In Acts 17, Paul met a group of people who "used to spend their time in nothing other than telling or hearing something new." (Acts 17:21, NASB95) So, when this little Jewish guy showed up talking about a strange god and the teaching associated with his worship they were ready to show up and jaw about it.
OK, I'll confess I just got something in my email in box that smacked me a little, so make allowances for the personal, here, but I'm struck by how many of the decisions and changes that people, especially young people make are motivated by the quest for novelty.
It seems that the folk who met Paul on Mars Hill were looking for something new to think about it. "Tell us something that will stimulate our minds, challenge the old ways of thinking, or give us an opportunity to practice our skills of argumentation. Some of my New-Athenian friends share that spirit. They are constantly reading, searching the web, blogging, and talking over their favorite adult-beverage. More of them, though, in my limited experience are not after something new to think about a novel experience. I have noticed for years that Boomers like me tend to buy stuff, houses--then bigger houses, cars--then nicer cars, clothes--then more clothes, etc.--closets, garages, and storage units full of stuff. The late George Carlin's routine about stuff was so funny because it was true. (I'm not posting a link, because his routine is also somewhat vulgar.) But I digress, back to the NewAthenians, they come from a generation who seem to be more interested in buying experiences than stuff. Their parents have full houses, they have passports full of stamps and frequent-flier accounts overflowing with points.
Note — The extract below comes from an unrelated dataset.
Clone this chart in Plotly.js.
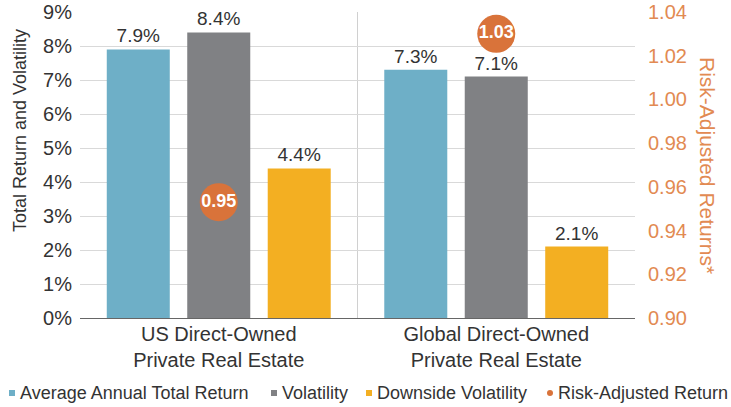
<!DOCTYPE html>
<html>
<head>
<meta charset="utf-8">
<script src="https://cdn.plot.ly/plotly-3.0.1.min.js"></script>
<style>html,body{margin:0;padding:0;background:#fff;}#chart{width:731px;height:407px;}</style>
</head>
<body>
<div id="chart"></div>
<script>
// ---- data ----
const categories = ["US Direct-Owned<br>Private Real Estate", "Global Direct-Owned<br>Private Real Estate"];
const totalReturn = [7.9, 7.3];
const volatility = [8.4, 7.1];
const downsideVol = [4.4, 2.1];
const riskAdjusted = [0.953, 1.03];
const seriesNames = ["Average Annual Total Return", "Volatility", "Downside Volatility", "Risk-Adjusted Return"];
const leftTicks = [0, 1, 2, 3, 4, 5, 6, 7, 8, 9];
const leftTickText = ["0%", "1%", "2%", "3%", "4%", "5%", "6%", "7%", "8%", "9%"];
const rightTicks = [0.90, 0.92, 0.94, 0.96, 0.98, 1.00, 1.02, 1.04];

// ---- style ----
const FONT = "Liberation Sans, Arial, Helvetica, sans-serif";
const TXT = "#333333";
const COLORS = ["#6EAFC7", "#808184", "#F3AF22", "#D9733A"];
const ORANGE_TXT = "#E28A52";

const L = 80, R = 635, T = 12, B = 318;
const W = 731, H = 407;
const px2x = x => (x - L) / (R - L);
const px2y = y => (B - y) / (B - T);

function barTrace(vals, i) {
  return {
    type: "bar", x: categories, y: vals, name: seriesNames[i],
    marker: {color: COLORS[i]},
    texttemplate: "%{y:.1f}%", textposition: "outside", cliponaxis: false,
    constraintext: "none",
    textfont: {family: FONT, size: 19, color: TXT},
    showlegend: false, hoverinfo: "skip"
  };
}

const traces = [
  barTrace(totalReturn, 0),
  barTrace(volatility, 1),
  barTrace(downsideVol, 2),
  {
    type: "scatter", mode: "markers+text", x: categories, y: riskAdjusted, yaxis: "y2",
    name: seriesNames[3],
    marker: {color: COLORS[3], size: 38},
    texttemplate: "%{y:.2f}", textposition: "middle center",
    textfont: {family: FONT, size: 18, color: "#ffffff", weight: "bold"},
    cliponaxis: false, showlegend: false, hoverinfo: "skip"
  }
];

// manual legend
const legendItems = [
  {sx: 9, tx: 18, kind: "rect"},
  {sx: 271, tx: 280, kind: "rect"},
  {sx: 366, tx: 375, kind: "rect"},
  {sx: 547, tx: 556, kind: "circle"}
];
const LY = 393;
const shapes = [
  {type: "line", xref: "x", yref: "paper", x0: 0.5, x1: 0.5, y0: 0, y1: 1,
   line: {color: "#D0D0D0", width: 1}, layer: "below"}
];
const annotations = [];
legendItems.forEach((it, i) => {
  shapes.push({type: it.kind, xref: "paper", yref: "paper",
    x0: px2x(it.sx), x1: px2x(it.sx + 6), y0: px2y(LY + 3), y1: px2y(LY - 3),
    fillcolor: COLORS[i], line: {width: 0}});
  annotations.push({xref: "paper", yref: "paper", x: px2x(it.tx), y: px2y(LY),
    xanchor: "left", yanchor: "middle", showarrow: false, text: seriesNames[i],
    font: {family: FONT, size: 18, color: TXT}});
});
annotations.push({xref: "paper", yref: "paper", x: px2x(20), y: px2y(131),
  xanchor: "center", yanchor: "middle", showarrow: false, textangle: -90,
  text: "Total Return and Volatility", font: {family: FONT, size: 18, color: TXT}});
annotations.push({xref: "paper", yref: "paper", x: px2x(708), y: px2y(165),
  xanchor: "center", yanchor: "middle", showarrow: false, textangle: 90,
  text: "Risk-Adjusted Returns*", font: {family: FONT, size: 21, color: ORANGE_TXT}});

const layout = {
  width: W, height: H,
  margin: {l: L, r: W - R, t: T, b: H - B, pad: 0},
  paper_bgcolor: "#ffffff", plot_bgcolor: "#ffffff",
  barmode: "group", bargap: 0.13, bargroupgap: 0.217,
  showlegend: false,
  font: {family: FONT, color: TXT},
  xaxis: {
    type: "category", showgrid: false, showline: false, ticks: "",
    tickfont: {family: FONT, size: 20, color: TXT}, ticklabelstandoff: 2
  },
  yaxis: {
    range: [0, 9], tickmode: "array", tickvals: leftTicks, ticktext: leftTickText,
    showgrid: true, gridcolor: "#D9D9D9", gridwidth: 1,
    zeroline: true, zerolinecolor: "#666666", zerolinewidth: 1,
    showline: false, ticks: "", ticklabelstandoff: 7,
    tickfont: {family: FONT, size: 20, color: TXT}
  },
  yaxis2: {
    overlaying: "y", side: "right", range: [0.90, 1.04], tickmode: "array", tickvals: rightTicks,
    tickformat: ".2f", showgrid: false, zeroline: false, showline: false, ticks: "",
    ticklabelstandoff: 12,
    tickfont: {family: FONT, size: 20, color: ORANGE_TXT}
  },
  shapes: shapes,
  annotations: annotations
};

Plotly.newPlot("chart", traces, layout, {displayModeBar: false, staticPlot: true});
</script>
</body>
</html>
Mom says, "You would think since our son-in-law, has decent job, that he and Sally could afford a decent bed for the guest room." Dad replies, "Well, I don't wonder. Have we ever been to Europe?"
Paul told Timothy, "the time will come when they will not endure sound doctrine; but wanting to have their ears tickled, they will accumulate for themselves teachers in accordance to their own desires." (2 Timothy 4:3, NASB95) If possible I think we are beyond that. Not only do the New-Athenians want to have their ears tickled, but the other four senses as well. Music is not evaluated based on whether it communicates truth, but by whether it is contemporary, cutting-edge, relevant, in a word new. Churches spend a great deal of effort and money making things look, feel, sound, and smell right (I'm not talking merely about properly cleaning bathrooms, but incense, etc. Since many new ministries adopt a coffee-shop motif, and other contemporary pastors and evangelists seem to think that it is impossible to have a meaningful conversation with a person of this generation without sharing beer or ale, even taste must be included in the mix. Stuff comes to my inbox all the time, from church decor, to stuff to project, to new paradigms for preaching and ministry, to new music, to books that promote new stuff, it is clear that a who industry has built up around reaching out the New Athenians.
That day on Mars Hill Paul presented something revolutionary. A concept so out-of-the-box that it stretched the impress-me-with-something-new minds of all but a few of the Athenians to the point of rejection. I fear that in the same way New Athenians reject this truth.
I fear that Athenians Old and New are looking for something with which to amuse themselves, something to tickle their ears (and other senses). The truth Paul was presenting, if accepted, radically changes lives. "Now when they heard of the resurrection of the dead, some began to sneer, but others said, “We shall hear you again concerning this.” 33) So Paul went out of their midst. 34) But some men joined him and believed, among whom also were Dionysius the Areopagite and a woman named Damaris and others with them." (Acts 17:32-34, NASB95)
The five senses are gateways for the communication of truth. There is certainly nothing wrong with presenting that truth in stimulating, artistic, even entertaining ways, but bottom-line the question cannot be:
"Is it new?"
"Did I like it?" or
"Do I feel better?"
But, "Is it true?" and if it is, "Am I willing to change my life accordingly?"